What interests me about the idea of the American Dream is not only that Fitzgerald anticipates it but that it’s only ever discussed as a failure.

So when you start to articulate the American Dream it’s because something has gone wrong, and it’s at that point that the story starts to emerge and that’s what’s so interesting about Gatsby; Fitzgerald got there first. He sees that there is a dream and he sees that the dream is a lie and a myth and that’s what the story is capturing and encapsulating.

At its heart I think that’s absolutely what the novel is about, but it communicates that, it conveys that with such power and such poignancy and such beauty that there’s this sense of the heartbreak of needing that dream and the importance of hope. So that it’s not simply a novel about disillusionment, it’s also a novel about the importance of illusions. That you have to have your illusions. You have to have your hope.
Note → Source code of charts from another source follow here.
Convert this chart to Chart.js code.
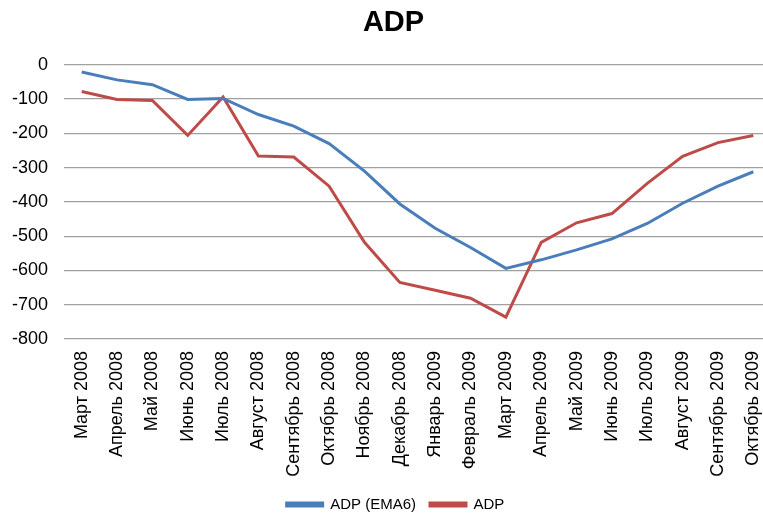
<!DOCTYPE html>
<html>
<head>
<meta charset="utf-8">
<script src="https://cdn.jsdelivr.net/npm/chart.js@4.4.0/dist/chart.umd.min.js"></script>
<style>
    html, body { margin: 0; padding: 0; background: #fff; overflow: hidden; }
    canvas { display: block; }
</style>
</head>
<body>
<canvas id="adpChart" width="772" height="514"></canvas>
<script>
const months = [
    'Март 2008', 'Апрель 2008', 'Май 2008', 'Июнь 2008', 'Июль 2008',
    'Август 2008', 'Сентябрь 2008', 'Октябрь 2008', 'Ноябрь 2008', 'Декабрь 2008',
    'Январь 2009', 'Февраль 2009', 'Март 2009', 'Апрель 2009', 'Май 2009',
    'Июнь 2009', 'Июль 2009', 'Август 2009', 'Сентябрь 2009', 'Октябрь 2009'
];

// smoothed series
const adpEma6 = [-21, -44, -58, -101, -98, -145, -179, -230, -310, -406,
    -477, -533, -594, -569, -540, -508, -463, -404, -354, -312];

// raw monthly change
const adp = [-78, -101, -104, -206, -94, -266, -269, -354, -518, -635,
    -658, -681, -736, -518, -461, -434, -346, -267, -227, -206];

const yTicks = [0, -100, -200, -300, -400, -500, -600, -700, -800];

const blue = '#4a7ebb';
const red = '#be4b48';
const fontFamily = '"Liberation Sans", Arial, sans-serif';

// legend box is a bit tall by default, trim it so it sits lower;
// also nudge title and legend right a little like the original
const layoutTweaks = {
    id: 'layoutTweaks',
    beforeLayout: (chart) => {
        const legend = chart.legend;
        if (legend && !legend._patched) {
            const fit = legend.fit;
            legend.fit = function () {
                fit.call(this);
                this.height = 31;
            };
            legend._patched = true;
        }
    },
    afterLayout: (chart) => {
        if (chart.titleBlock) {
            chart.titleBlock.left += 8;
            chart.titleBlock.right += 8;
        }
        if (chart.legend) {
            chart.legend.left += 10;
            chart.legend.right += 10;
        }
    },
};

const ctx = document.getElementById('adpChart').getContext('2d');
new Chart(ctx, {
    type: 'line',
    data: {
        labels: months,
        datasets: [
            {
                label: 'ADP (EMA6)',
                data: adpEma6,
                borderColor: blue,
                backgroundColor: blue,
                borderWidth: 3,
                pointRadius: 0,
                tension: 0,
            },
            {
                label: 'ADP',
                data: adp,
                borderColor: red,
                backgroundColor: red,
                borderWidth: 3,
                pointRadius: 0,
                tension: 0,
            },
        ],
    },
    options: {
        responsive: false,
        animation: false,
        layout: { padding: { left: 0, right: 1, top: 0, bottom: 0 } },
        plugins: {
            title: {
                display: true,
                text: 'ADP',
                color: '#000',
                font: { family: fontFamily, size: 29, weight: 'bold' },
                padding: { top: 6, bottom: 24 },
            },
            legend: {
                position: 'bottom',
                labels: {
                    color: '#000',
                    font: { family: fontFamily, size: 15 },
                    boxWidth: 36,
                    boxHeight: 3,
                    padding: 14,
                },
            },
            tooltip: { enabled: false },
        },
        scales: {
            x: {
                offset: true,
                grid: { display: false, drawTicks: false },
                border: { display: false },
                ticks: {
                    color: '#000',
                    font: { family: fontFamily, size: 18 },
                    minRotation: 90,
                    maxRotation: 90,
                    autoSkip: false,
                    padding: 12,
                },
                afterFit: (scale) => {
                    scale.height = 144;
                    scale.paddingLeft = 0;
                    scale.paddingRight = 0;
                },
            },
            y: {
                min: -800,
                max: 0,
                afterBuildTicks: (scale) => {
                    scale.ticks = yTicks.map((v) => ({ value: v }));
                },
                grid: { color: '#a0a0a0', lineWidth: 1.3, drawTicks: false },
                border: { display: false },
                ticks: {
                    color: '#000',
                    font: { family: fontFamily, size: 18 },
                    padding: 16,
                },
                afterFit: (scale) => { scale.width = 64; },
            },
        },
    },
    plugins: [layoutTweaks],
});
</script>
</body>
</html>
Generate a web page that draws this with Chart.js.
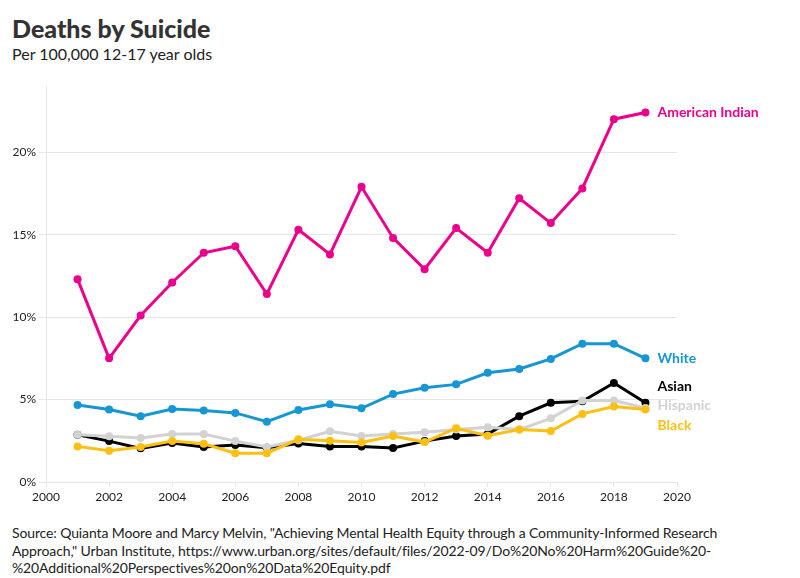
<!DOCTYPE html>
<html>
<head>
<meta charset="utf-8">
<script src="https://cdn.jsdelivr.net/npm/chart.js@4/dist/chart.umd.min.js"></script>
<style>
  html, body { margin: 0; padding: 0; background: #fff; }
  body { width: 800px; height: 578px; position: relative; overflow: hidden; font-family: Lato, sans-serif; color: #333; }
  #title { position: absolute; left: 12px; top: 13px; font-size: 25px; font-weight: 900; color: #333; }
  #subtitle { position: absolute; left: 12px; top: 44px; font-size: 16px; color: #222; }
  #chart-box { position: absolute; left: 0; top: 76px; width: 800px; height: 431px; }
  #source { position: absolute; left: 12px; top: 524px; width: 720px; font-size: 14px; line-height: 17.5px; letter-spacing: -0.12px; color: #222; }
</style>
</head>
<body>
<div id="title">Deaths by Suicide</div>
<div id="subtitle">Per 100,000 12-17 year olds</div>
<div id="chart-box"><canvas id="c"></canvas></div>
<div id="source">Source: Quianta Moore and Marcy Melvin, "Achieving Mental Health Equity through a Community-Informed Research Approach," Urban Institute, https://www.urban.org/sites/default/files/2022-09/Do%20No%20Harm%20Guide%20-%20Additional%20Perspectives%20on%20Data%20Equity.pdf</div>
<script>
// years on the x axis
const years = [2001, 2002, 2003, 2004, 2005, 2006, 2007, 2008, 2009, 2010,
               2011, 2012, 2013, 2014, 2015, 2016, 2017, 2018, 2019]

// deaths per 100,000
const americanIndian = [12.3, 7.5, 10.1, 12.1, 13.9, 14.3, 11.4, 15.3, 13.8, 17.9,
                        14.8, 12.9, 15.4, 13.9, 17.2, 15.7, 17.8, 22.0, 22.4]
const white    = [4.67, 4.39, 3.99, 4.43, 4.33, 4.19, 3.66, 4.37, 4.72, 4.47,
                  5.33, 5.71, 5.92, 6.62, 6.85, 7.46, 8.39, 8.39, 7.5]
const asian    = [2.87, 2.48, 2.04, 2.36, 2.12, 2.24, 2.08, 2.34, 2.16, 2.16,
                  2.06, 2.48, 2.79, 2.91, 3.99, 4.8, 4.9, 6.0, 4.8]
const hispanic = [2.87, 2.77, 2.67, 2.91, 2.91, 2.48, 2.12, 2.53, 3.07, 2.79,
                  2.91, 3.01, 3.18, 3.32, 3.18, 3.86, 4.94, 4.94, 4.49]
const black    = [2.16, 1.9, 2.12, 2.48, 2.32, 1.75, 1.75, 2.59, 2.5, 2.4,
                  2.79, 2.42, 3.26, 2.81, 3.18, 3.09, 4.13, 4.58, 4.39]

const yTicks = [0, 5, 10, 15, 20]

const COLORS = {
  americanIndian: '#ec008b',
  white: '#1696d2',
  asian: '#000000',
  hispanic: '#d2d2d2',
  black: '#fdbf11',
  grid: '#e6e6e6',
  text: '#333333',
}

// vertical nudge of the end labels so they don't collide
const labelNudge = { 'American Indian': 0, 'White': 0, 'Asian': -16, 'Hispanic': -2, 'Black': 16 }

function series(label, values, color, order) {
  return {
    label,
    data: years.map((yr, i) => ({ x: yr, y: values[i] })),
    borderColor: color,
    backgroundColor: color,
    borderWidth: 3,
    pointRadius: 4,
    pointHoverRadius: 4,
    pointBorderWidth: 0,
    order,
  }
}

const endLabels = {
  id: 'endLabels',
  afterDatasetsDraw(chart) {
    const ctx = chart.ctx
    ctx.save()
    ctx.font = "bold 14px Lato, sans-serif"
    ctx.textBaseline = 'middle'
    ctx.textAlign = 'left'
    chart.data.datasets.forEach((ds, i) => {
      const pts = chart.getDatasetMeta(i).data
      const last = pts[pts.length - 1]
      ctx.fillStyle = ds.borderColor
      ctx.fillText(ds.label, last.x + 12, last.y + (labelNudge[ds.label] || 0))
    })
    ctx.restore()
  }
}

Chart.defaults.font.family = 'Lato, sans-serif'
Chart.defaults.font.size = 12
Chart.defaults.color = COLORS.text

new Chart(document.getElementById('c'), {
  type: 'line',
  data: {
    datasets: [
      series('American Indian', americanIndian, COLORS.americanIndian, 1),
      series('White', white, COLORS.white, 2),
      series('Asian', asian, COLORS.asian, 5),
      series('Hispanic', hispanic, COLORS.hispanic, 4),
      series('Black', black, COLORS.black, 3),
    ],
  },
  options: {
    responsive: true,
    maintainAspectRatio: false,
    animation: false,
    layout: { padding: { top: 5, right: 123, left: 0, bottom: 0 } },
    plugins: { legend: { display: false }, tooltip: { enabled: false } },
    scales: {
      x: {
        type: 'linear',
        min: 2000,
        max: 2020,
        afterFit: s => { s.height = 25 },
        grid: { drawOnChartArea: false, drawTicks: true, tickLength: 5, color: COLORS.grid },
        border: { color: COLORS.grid },
        ticks: { stepSize: 2, callback: v => String(v), padding: 3, maxRotation: 0, color: '#222' },
      },
      y: {
        min: 0,
        max: 24,
        afterFit: s => { s.width = 46 },
        afterBuildTicks: s => { s.ticks = yTicks.map(v => ({ value: v })) },
        grid: { color: COLORS.grid, tickLength: 7 },
        border: { color: COLORS.grid },
        ticks: { callback: v => v + '%', padding: 3, color: '#222' },
      },
    },
  },
  plugins: [endLabels],
})
</script>
</body>
</html>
That hope is in itself a kind of artistry and that that is Gatsby’s greatness. His greatness lies in his capacity for hope but therefore the greater your capacity for hope the greater your capacity for disappointment. And then in that sense that he is the exemplary American because he so represents that archetypal American experience of having very, very great hopes and having them very, very greatly disappointed. And that that’s true not just of individual Americans but that it’s true of America itself.

That’s what Fitzgerald widens out to say at the end of the novel. America was always conceived of as this great hope, and it has always been a great failure.